##### Information provided
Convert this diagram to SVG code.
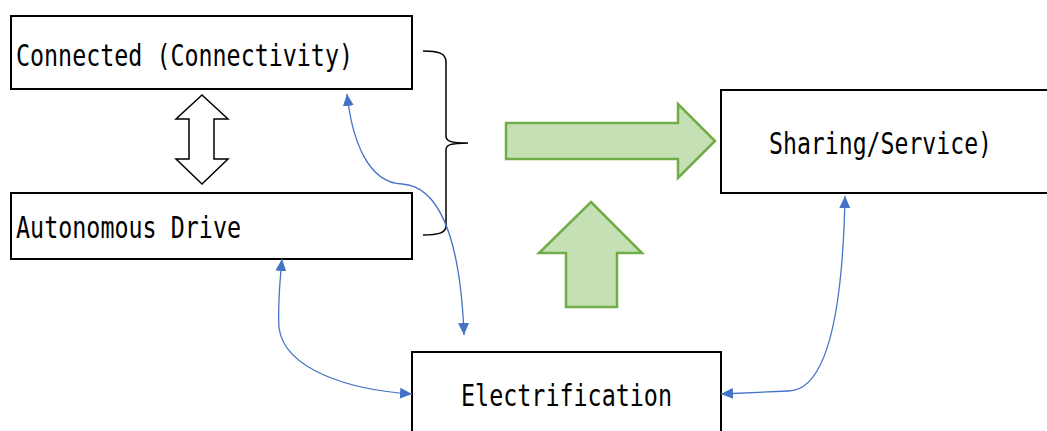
<svg xmlns="http://www.w3.org/2000/svg" width="1047" height="431" viewBox="0 0 1047 431">
  <style>
    .box { fill: #ffffff; stroke: #000000; stroke-width: 2; }
    .label { font-family: "DejaVu Sans Mono", "Liberation Mono", monospace; font-size: 30px; fill: #000000; }
    .fat { fill: #C5E0B4; stroke: #70AD47; stroke-width: 2.5; stroke-linejoin: miter; }
    .hollow { fill: #ffffff; stroke: #000000; stroke-width: 1.5; }
    .brace { fill: none; stroke: #000000; stroke-width: 1.5; }
    .link { fill: none; stroke: #4472C4; stroke-width: 1.3; marker-start: url(#tipStart); marker-end: url(#tipEnd); }
  </style>
  <defs>
    <marker id="tipEnd" viewBox="0 0 12 12" refX="12" refY="6" markerWidth="12" markerHeight="12" markerUnits="userSpaceOnUse" orient="auto">
      <path d="M0,0.5 L12,6 L0,11.5 Z" fill="#4472C4"/>
    </marker>
    <marker id="tipStart" viewBox="0 0 12 12" refX="0" refY="6" markerWidth="12" markerHeight="12" markerUnits="userSpaceOnUse" orient="auto">
      <path d="M12,0.5 L0,6 L12,11.5 Z" fill="#4472C4"/>
    </marker>
  </defs>

  <g id="connected">
    <rect class="box" x="11" y="16" width="401" height="73"/>
    <text class="label" x="16" y="66" textLength="337" lengthAdjust="spacingAndGlyphs">Connected (Connectivity)</text>
  </g>

  <g id="autonomous">
    <rect class="box" x="11" y="193" width="401" height="66"/>
    <text class="label" x="16" y="238" textLength="225" lengthAdjust="spacingAndGlyphs">Autonomous Drive</text>
  </g>

  <!-- box runs past the right border of the canvas -->
  <g id="sharing">
    <path class="box" d="M1047,90 L721,90 L721,193 L1047,193"/>
    <text class="label" x="769" y="154" textLength="223" lengthAdjust="spacingAndGlyphs">Sharing/Service)</text>
  </g>

  <!-- box runs past the bottom border of the canvas -->
  <g id="electrification">
    <path class="box" d="M412,431 L412,352 L721,352 L721,431"/>
    <text class="label" x="461" y="406" textLength="211" lengthAdjust="spacingAndGlyphs">Electrification</text>
  </g>

  <!-- two-way hollow arrow between the upper boxes -->
  <g id="exchange">
    <path class="hollow" d="M202,95 L228,119 L214,119 L214,159 L228,159 L202,184 L176,159 L189,159 L189,119 L176,119 Z"/>
  </g>

  <!-- curly brace grouping the two upper boxes -->
  <g id="group-brace">
    <path class="brace" d="M423,51 C438,51 446,53 446,62 L446,136 C446,141 450,143 468,143 C450,143 446,145 446,150 L446,226 C446,233 438,235 423,235"/>
  </g>

  <!-- block arrows toward the service box -->
  <g id="flow-arrows">
    <path class="fat" d="M506,123 L678,123 L678,104 L715,141 L678,178 L678,159 L506,159 Z"/>
    <path class="fat" d="M591,202 L642,253 L617,253 L617,307 L566,307 L566,253 L539,253 Z"/>
  </g>

  <g id="connectors">
    <path class="link" d="M347,94 C352,140 368,183 402,184 C436,186 460,230 464,335"/>
    <path class="link" d="M282,259 C279,290 278,312 279,328 C285,370 350,390 412,394"/>
    <path class="link" d="M845,196 C843,300 830,391 788,391 L721,394"/>
  </g>
</svg>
##########
Work to be completed: Copy the listing exactly. Any image in it stays out of the copy.

Result of the task:
Convert this diagram to SVG code.
<svg xmlns="http://www.w3.org/2000/svg" width="1047" height="431" viewBox="0 0 1047 431">
  <style>
    .box { fill: #ffffff; stroke: #000000; stroke-width: 2; }
    .label { font-family: "DejaVu Sans Mono", "Liberation Mono", monospace; font-size: 30px; fill: #000000; }
    .fat { fill: #C5E0B4; stroke: #70AD47; stroke-width: 2.5; stroke-linejoin: miter; }
    .hollow { fill: #ffffff; stroke: #000000; stroke-width: 1.5; }
    .brace { fill: none; stroke: #000000; stroke-width: 1.5; }
    .link { fill: none; stroke: #4472C4; stroke-width: 1.3; marker-start: url(#tipStart); marker-end: url(#tipEnd); }
  </style>
  <defs>
    <marker id="tipEnd" viewBox="0 0 12 12" refX="12" refY="6" markerWidth="12" markerHeight="12" markerUnits="userSpaceOnUse" orient="auto">
      <path d="M0,0.5 L12,6 L0,11.5 Z" fill="#4472C4"/>
    </marker>
    <marker id="tipStart" viewBox="0 0 12 12" refX="0" refY="6" markerWidth="12" markerHeight="12" markerUnits="userSpaceOnUse" orient="auto">
      <path d="M12,0.5 L0,6 L12,11.5 Z" fill="#4472C4"/>
    </marker>
  </defs>

  <g id="connected">
    <rect class="box" x="11" y="16" width="401" height="73"/>
    <text class="label" x="16" y="66" textLength="337" lengthAdjust="spacingAndGlyphs">Connected (Connectivity)</text>
  </g>

  <g id="autonomous">
    <rect class="box" x="11" y="193" width="401" height="66"/>
    <text class="label" x="16" y="238" textLength="225" lengthAdjust="spacingAndGlyphs">Autonomous Drive</text>
  </g>

  <!-- box runs past the right border of the canvas -->
  <g id="sharing">
    <path class="box" d="M1047,90 L721,90 L721,193 L1047,193"/>
    <text class="label" x="769" y="154" textLength="223" lengthAdjust="spacingAndGlyphs">Sharing/Service)</text>
  </g>

  <!-- box runs past the bottom border of the canvas -->
  <g id="electrification">
    <path class="box" d="M412,431 L412,352 L721,352 L721,431"/>
    <text class="label" x="461" y="406" textLength="211" lengthAdjust="spacingAndGlyphs">Electrification</text>
  </g>

  <!-- two-way hollow arrow between the upper boxes -->
  <g id="exchange">
    <path class="hollow" d="M202,95 L228,119 L214,119 L214,159 L228,159 L202,184 L176,159 L189,159 L189,119 L176,119 Z"/>
  </g>

  <!-- curly brace grouping the two upper boxes -->
  <g id="group-brace">
    <path class="brace" d="M423,51 C438,51 446,53 446,62 L446,136 C446,141 450,143 468,143 C450,143 446,145 446,150 L446,226 C446,233 438,235 423,235"/>
  </g>

  <!-- block arrows toward the service box -->
  <g id="flow-arrows">
    <path class="fat" d="M506,123 L678,123 L678,104 L715,141 L678,178 L678,159 L506,159 Z"/>
    <path class="fat" d="M591,202 L642,253 L617,253 L617,307 L566,307 L566,253 L539,253 Z"/>
  </g>

  <g id="connectors">
    <path class="link" d="M347,94 C352,140 368,183 402,184 C436,186 460,230 464,335"/>
    <path class="link" d="M282,259 C279,290 278,312 279,328 C285,370 350,390 412,394"/>
    <path class="link" d="M845,196 C843,300 830,391 788,391 L721,394"/>
  </g>
</svg>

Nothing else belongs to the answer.